There's more to it than just jerkiness caused by batching. The GC will do collection runs at inappropriate times, and that can cause slow downs well in excess of an otherwise identical application with manual memory management. For example, I've seen 3x performance penalty caused by the GC doing collection runs at the wrong times. The fix required manually disabling the GC during certain points and re-enabling afterwards.

The 2 or 3 lines of extra code I inserted to fix the 3x performance penalty was a lot easier than performing full manual management, but it means that you cannot sit back and expect the GC to always do the right thing.

--rt

January 08, 2013
On Monday, 7 January 2013 at 23:13:13 UTC, H. S. Teoh wrote:
> ...
>
> Crippling the language to cater to the 10% crowd who want to squeeze
> every last drop of performance from the hardware is the wrong approach
> IMO.
>
>
> T

Agreed.

Having used GC languages for the last decade, I think the cases where manual memory management is really required are very few.

Even if one is forced to do manual memory management over GC, it is still better to have the GC around than do everything manually.

But this is based on my experience doing business applications, desktop and server side or services/daemons.
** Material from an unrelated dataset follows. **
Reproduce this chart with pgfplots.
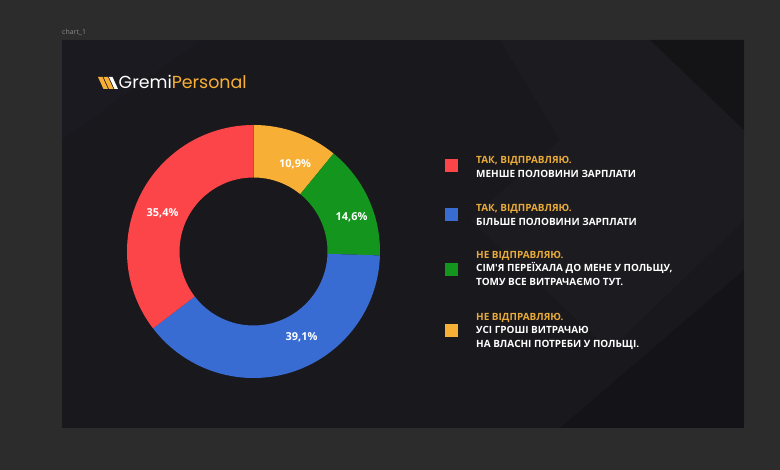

Other's experience may vary.

--
Paulo
January 08, 2013
On Monday, 7 January 2013 at 17:19:25 UTC, Jonathan M Davis wrote:
> On Monday, January 07, 2013 17:55:35 Rob T wrote:
>> On Monday, 7 January 2013 at 16:12:22 UTC, mist wrote:
>> > How is D manual memory management any worse than plain C one?
>> > Plenty of language features depend on GC but stuff that is left
>> > can hardly be named "a lousy excuse". It lacks some convenience
>> > and guidelines based on practical experience but it is already
>> > as capable as some of wide-spread solutions for systems
>> > programming (C). In fact I'd be much more afraid of runtime
>> > issues when doing system stuff than GC ones.
>> 
>> I think the point being made was that built in language features
>> should not be dependent on the need for a GC because it means
>> that you cannot fully use the language without a GC present and
>> active. We can perhaps excuse the std library, but certainly not
>> the language itself, because the claim is made that D's GC is
>> fully optional.
>
> I don't think that any of the documentation or D's developers have ever
> claimed that you could use the full language without the GC. Quite the
> opposite in fact. There are a number of language features that require the GC
> - including AAs, array concatenation, and closures. You _can_ program in D
> without the GC, but you lose features, and there's no way around that. It may
> be the case that some features currently require the GC when they shouldn't,
> but there are definitely features that _must_ have the GC and _cannot_ be
> implemented otherwise (e.g. array concatenation and closures). So, if you want
> to ditch the GC completely, it comes at a cost, and AFAIK no one around here
> is saying otherwise. You _can_ do it though if you really want to.
>
> In general however, the best approach if you want to minimize GC involvement
> is to generally use manual memory management and minimize your usage of
> features that require the GC rather than try and get rid of it entirely,
> because going the extra mile to remove its use completely generally just isn't
> worth it. Kith-Sa posted some good advice on this just the other day, and he's
> written a game engine in D:
>
> http://forum.dlang.org/post/vbsajlgotanuhmmpnspf@forum.dlang.org
>
> - Jonathan M Davis

Just speaking as a bystander but I believe it is becoming apparent that a good guide to using D without the GC is required. We have a growing number of users who could be useful converts doing things like using it as a game engine, giving some general help with approaches and warnings about what does and doesn't require the GC would greatly smooth the process. Sadly I lack the talent to write such a guide.